14 of 14 people found the following review helpful
5.0 out of 5 stars Poetic Memoirs March 24 2008
By Mike - Published on Amazon.com
This is a great book. Unlike Seigfried Sasson's "Memoirs of George Sherston" or Robert Graves "Good-Bye to All That" or Vera Brittain's "Testament of Youth", Blunden's book has no non-war introductory chapters. You are simply in the war from the outset of the book. Blunden arrived on the scene - the Western Front - at age 19 in time for the Somme offensive of July 1916. His writing has a poetic sense to it and sometimes the beauty of nature and Blunden's recording of it appear as a wonderful counterpart to the killing and agony going on almost everywhere Blunden happened to be. Although nature doesn't make-up for the horrors of World War I with its poison gas, rat filled trenches, relentless artillery, murderous machine guns and loss of friends and comrades, it is a tribute to Blunden's mind that he could take the time and remind us of the resolute qualities of nature. It also gives us an opportunity to get a sense of what soldiers on that front may have experienced by way of gettting away from the battles and wondering how they still lived. From the Somme offensive - a terrible slaughterhouse in its own right - Blunden is moved to Ypres just in time to be part of the Third Battle of Ypres. In this battle the blunders, the rain, the mud, the death, the confusion are everywhere on display. Fortunately Blunden survived it all and was able to chronicle this sad, sad war in a most poetic manner.
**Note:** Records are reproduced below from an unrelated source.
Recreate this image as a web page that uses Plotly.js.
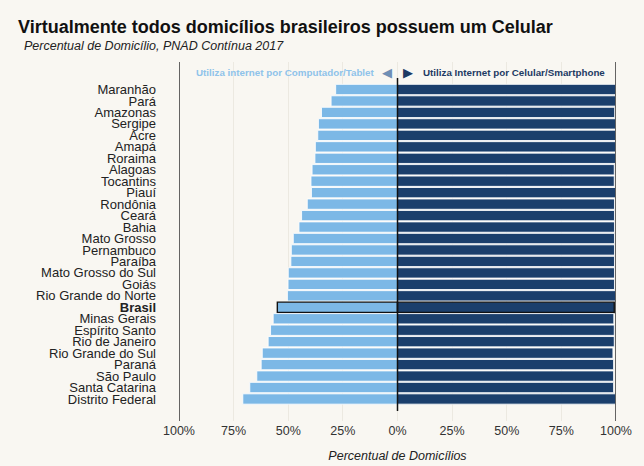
<!DOCTYPE html>
<html>
<head>
<meta charset="utf-8">
<script src="https://cdn.plot.ly/plotly-3.0.1.min.js"></script>
<style>
  html, body { margin: 0; padding: 0; background: #f9f7f2; }
  #chart { width: 644px; height: 466px; }
</style>
</head>
<body>
<div id="chart"></div>
<script>
// Data
const categories = ["Maranhão","Pará","Amazonas","Sergipe","Acre","Amapá","Roraima","Alagoas","Tocantins","Piauí","Rondônia","Ceará","Bahia","Mato Grosso","Pernambuco","Paraíba","Mato Grosso do Sul","Goiás","Rio Grande do Norte","Brasil","Minas Gerais","Espírito Santo","Rio de Janeiro","Rio Grande do Sul","Paraná","São Paulo","Santa Catarina","Distrito Federal"];
const computadorTablet = [28.3,30.4,34.8,36.2,36.5,37.6,37.8,39.1,39.6,39.4,41.3,43.9,45.1,47.7,48.6,48.8,50.0,50.1,50.4,55.0,56.9,58.1,59.2,61.9,62.4,64.4,67.6,70.8];
const celularSmartphone = [99.8,99.8,99.4,99.8,99.8,99.8,99.8,99.2,99.2,99.8,99.3,99.3,99.3,99.3,99.3,99.3,99.3,99.3,99.8,99.2,99.0,99.2,99.2,98.6,98.9,98.9,98.9,99.8];
const tickValues = [-100,-75,-50,-25,0,25,50,75,100];
const tickLabels = ["100%","75%","50%","25%","0%","25%","50%","75%","100%"];
const highlight = "Brasil";

const lightBlue = "#7cb8e6";
const navy = "#1b3f6c";
const lineCol = categories.map(c => c === highlight ? "#111111" : "rgba(255,255,255,0.85)");
const lineW = categories.map(c => c === highlight ? 1.4 : 1);

const traces = [
  {
    type: "bar", orientation: "h",
    y: categories,
    x: computadorTablet.map(v => -v),
    marker: { color: lightBlue, line: { color: lineCol, width: lineW } },
    hoverinfo: "skip", showlegend: false
  },
  {
    type: "bar", orientation: "h",
    y: categories,
    x: celularSmartphone,
    marker: { color: navy, line: { color: lineCol, width: lineW } },
    hoverinfo: "skip", showlegend: false
  }
];

const nCat = categories.length;
const layout = {
  width: 644, height: 466,
  paper_bgcolor: "#f9f7f2", plot_bgcolor: "#f9f7f2",
  margin: { l: 179, r: 28, t: 62, b: 45 },
  barmode: "relative", bargap: 0.1,
  font: { family: "Liberation Sans, Arial, sans-serif", color: "#333" },
  title: {
    text: "<b>Virtualmente todos domicílios brasileiros possuem um Celular</b>",
    x: 18/644, xanchor: "left", xref: "container",
    y: 1 - 27/466, yanchor: "middle", yref: "container",
    font: { size: 18, color: "#111", family: "Liberation Sans, Arial, sans-serif" }
  },
  xaxis: {
    range: [-100, 100], tickvals: tickValues, ticktext: tickLabels,
    showgrid: true, gridcolor: "#ece9e1", gridwidth: 1,
    zeroline: false, showline: false, ticks: "",
    tickfont: { size: 12.5, color: "#333" },
    title: { text: "<i>Percentual de Domicílios</i>", font: { size: 12.5, color: "#222" }, standoff: 14 },
    fixedrange: true
  },
  yaxis: {
    type: "category",
    categoryorder: "array", categoryarray: categories,
    range: [nCat + 0.92, -2.4],
    tickvals: categories,
    ticktext: categories.map(c => c === highlight ? "<b>" + c + "</b>" : c),
    tickfont: { size: 13, color: "#222" },
    ticks: "", ticklabelstandoff: 22,
    showgrid: false, zeroline: false, showline: false,
    fixedrange: true
  },
  shapes: [
    { type: "line", xref: "x", yref: "paper", x0: -100, x1: -100, y0: 0, y1: 1, line: { color: "#333", width: 1.5 } },
    { type: "line", xref: "x", yref: "paper", x0: 100, x1: 100, y0: 0, y1: 1, line: { color: "#333", width: 1.5 } },
    { type: "line", xref: "x", yref: "y", x0: 0, x1: 0, y0: -1.0, y1: nCat + 0.05, line: { color: "#111", width: 1.5 } }
  ],
  annotations: [
    { text: "<i>Percentual de Domicílio, PNAD Contínua 2017</i>", xref: "paper", yref: "paper",
      x: (22-179)/437, y: (421-46)/359, xanchor: "left", yanchor: "middle", showarrow: false,
      font: { size: 12.5, color: "#222" } },
    { text: "<b>Utiliza internet por Computador/Tablet</b>", xref: "paper", yref: "paper",
      x: (377-179)/437, y: (421-72)/359, xanchor: "right", yanchor: "middle", showarrow: false,
      font: { size: 9.8, color: "#8fc3ea" } },
    { text: "◀", xref: "paper", yref: "paper",
      x: (387-179)/437, y: (421-72)/359, xanchor: "center", yanchor: "middle", showarrow: false,
      font: { size: 13, color: "#6f8fb5", family: "DejaVu Sans" } },
    { text: "▶", xref: "paper", yref: "paper",
      x: (408-179)/437, y: (421-72)/359, xanchor: "center", yanchor: "middle", showarrow: false,
      font: { size: 13, color: "#1d3a63", family: "DejaVu Sans" } },
    { text: "<b>Utiliza Internet por Celular/Smartphone</b>", xref: "paper", yref: "paper",
      x: (421-179)/437, y: (421-72)/359, xanchor: "left", yanchor: "middle", showarrow: false,
      font: { size: 9.8, color: "#1d3a63" } }
  ]
};

Plotly.newPlot("chart", traces, layout, { displayModeBar: false, staticPlot: true });
</script>
</body>
</html>
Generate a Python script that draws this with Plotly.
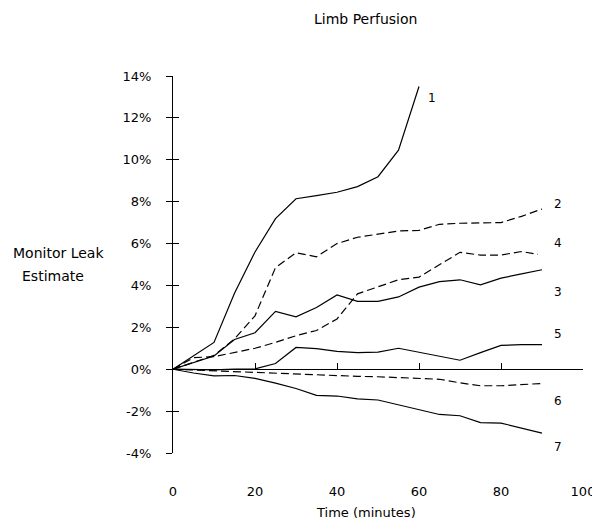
import plotly.graph_objects as go

# ---------------- data ----------------
t_full = [0, 5, 10, 15, 20, 25, 30, 35, 40, 45, 50, 55, 60, 65, 70, 75, 80, 85, 90]
t_s1 = [0, 5, 10, 15, 20, 25, 30, 35, 40, 45, 50, 55, 60]
t_s4 = [0, 5, 10, 15, 20, 25, 30, 35, 40, 45, 50, 55, 60, 65, 70, 75, 80, 85, 89]

s1 = [0, 0.63, 1.28, 3.63, 5.6, 7.19, 8.14, 8.29, 8.45, 8.72, 9.19, 10.46, 13.5]
s2 = [0, 0.33, 0.66, 1.45, 2.55, 4.85, 5.56, 5.37, 6.0, 6.3, 6.45, 6.6, 6.63,
      6.92, 6.97, 6.97, 7.0, 7.3, 7.65]
s3 = [0, 0.32, 0.63, 1.42, 1.74, 2.76, 2.5, 2.95, 3.55, 3.24, 3.24, 3.45, 3.92,
      4.18, 4.27, 4.03, 4.35, 4.55, 4.75]
s4 = [0, 0.55, 0.6, 0.8, 1.0, 1.28, 1.6, 1.85, 2.4, 3.6, 3.95, 4.27, 4.4,
      5.0, 5.58, 5.45, 5.45, 5.62, 5.48]
s5 = [0, -0.03, -0.03, 0, 0.02, 0.27, 1.04, 0.98, 0.85, 0.79, 0.82, 1.0, 0.8,
      0.62, 0.43, 0.79, 1.14, 1.17, 1.17]
s6 = [0, -0.04, -0.08, -0.12, -0.16, -0.2, -0.24, -0.28, -0.32, -0.34, -0.36,
      -0.39, -0.42, -0.48, -0.65, -0.79, -0.79, -0.72, -0.68]
s7 = [0, -0.18, -0.32, -0.3, -0.44, -0.66, -0.92, -1.25, -1.28, -1.42, -1.47,
      -1.7, -1.93, -2.16, -2.22, -2.55, -2.57, -2.8, -3.05]

series_names = ["1", "2", "3", "4", "5", "6", "7"]
series_times = [t_s1, t_full, t_full, t_s4, t_full, t_full, t_full]
series_values = [s1, s2, s3, s4, s5, s6, s7]
series_dashed = [False, True, False, True, False, True, False]

y_tick_vals = [-4, -2, 0, 2, 4, 6, 8, 10, 12, 14]
y_tick_text = ["-4%", "-2%", "0%", "2%", "4%", "6%", "8%", "10%", "12%", "14%"]
x_tick_vals = [0, 20, 40, 60, 80, 100]
x_tick_text = ["0", "20", "40", "60", "80", "100"]

# label placement (layout, not data)
label_pos = {"1": (63.2, 12.95), "2": (93.8, 7.9), "4": (93.8, 6.05),
             "3": (93.8, 3.67), "5": (93.8, 1.67), "6": (93.8, -1.52),
             "7": (93.8, -3.71)}

FONT = "DejaVu Sans"
W, H = 600, 520
OFF = 8  # default page body margin shifts the figure by this much
# plot area in window pixels
PX0, PX1, PY0, PY1 = 173, 583, 76, 453
L, T = PX0 - OFF, PY0 - OFF
R, B = W - (PX1 - OFF), H - (PY1 - OFF)
PW, PH = PX1 - PX0, PY1 - PY0


def px_x(p):
    return (p - PX0) / PW


def px_y(p):
    return (PY1 - p) / PH


fig = go.Figure()
for name, tx, vals, dashed in zip(series_names, series_times, series_values, series_dashed):
    fig.add_trace(go.Scatter(
        x=tx, y=vals, mode="lines", name=name, showlegend=False,
        line=dict(color="black", width=1.2, dash="8px,4px" if dashed else "solid"),
        hoverinfo="skip"))

# invisible trace so the overlay axes get drawn
fig.add_trace(go.Scatter(x=[None], y=[None], xaxis="x2", yaxis="y2",
                         mode="lines", showlegend=False, hoverinfo="skip"))

for name, (lx, ly) in label_pos.items():
    fig.add_annotation(x=lx, y=ly, xref="x", yref="y", text=name, showarrow=False,
                       xanchor="center", yanchor="middle",
                       font=dict(family=FONT, size=12, color="black"))

texts = [("Limb Perfusion", 365, 19, 14),
         ("Time (minutes)", 366, 512, 13),
         ("Monitor Leak", 59, 253, 14),
         ("Estimate", 53, 276, 14)]
for txt, cx, cy, fs in texts:
    fig.add_annotation(x=px_x(cx), y=px_y(cy), xref="paper", yref="paper", text=txt,
                       showarrow=False, xanchor="center", yanchor="middle",
                       font=dict(family=FONT, size=fs, color="black"))

y_range = [-4, 14]
fig.update_layout(
    width=W, height=H,
    margin=dict(l=L, r=R, t=T, b=B),
    paper_bgcolor="white", plot_bgcolor="white",
    font=dict(family=FONT, size=13, color="black"),
    xaxis=dict(range=[0, 100], showline=False, showgrid=False, zeroline=False,
               ticks="", tickvals=x_tick_vals, ticktext=x_tick_text,
               ticklabelstandoff=29, tickfont=dict(family=FONT, size=13)),
    yaxis=dict(range=y_range, showline=True, linecolor="black", linewidth=1,
               showgrid=False, zeroline=False, ticks="outside", ticklen=6,
               tickcolor="black", tickwidth=1, tickvals=y_tick_vals,
               ticktext=y_tick_text, ticklabelstandoff=12,
               tickfont=dict(family=FONT, size=13)),
    xaxis2=dict(range=[0, 100], overlaying="x", anchor="free",
                position=(0 - y_range[0]) / (y_range[1] - y_range[0]),
                showline=True, linecolor="black", linewidth=1, showgrid=False,
                zeroline=False, ticks="inside", ticklen=6, tickcolor="black",
                tickvals=x_tick_vals, showticklabels=False),
    yaxis2=dict(range=y_range, overlaying="y", anchor="x", side="left",
                showline=False, showgrid=False, zeroline=False, ticks="inside",
                ticklen=6, tickcolor="black", tickvals=y_tick_vals,
                showticklabels=False),
)

fig.write_html("out.html")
8 of 8 people found the following review helpful
5.0 out of 5 stars Superb imagery April 21 2009
By jbn 63 - Published on Amazon.com
Blunden set out to be honest, not to embellish, to tell it like it was. And succeeded magnificently. As others have commented, it can feel like hard going compared with Graves or Sassoon - there are some rather obscure references and tangents; but if read with the necessary patience - that is to say, with respect for the way in which Blunden has clearly measured every word a dozen times in his quest for accuracy - it is a deeply rewarding book, and takes one down into the gutter-like trenches, the putrid mud and the thudding nightmare of minenwerfers and nine-fives like no other. A book that absolutely cannot be rushed.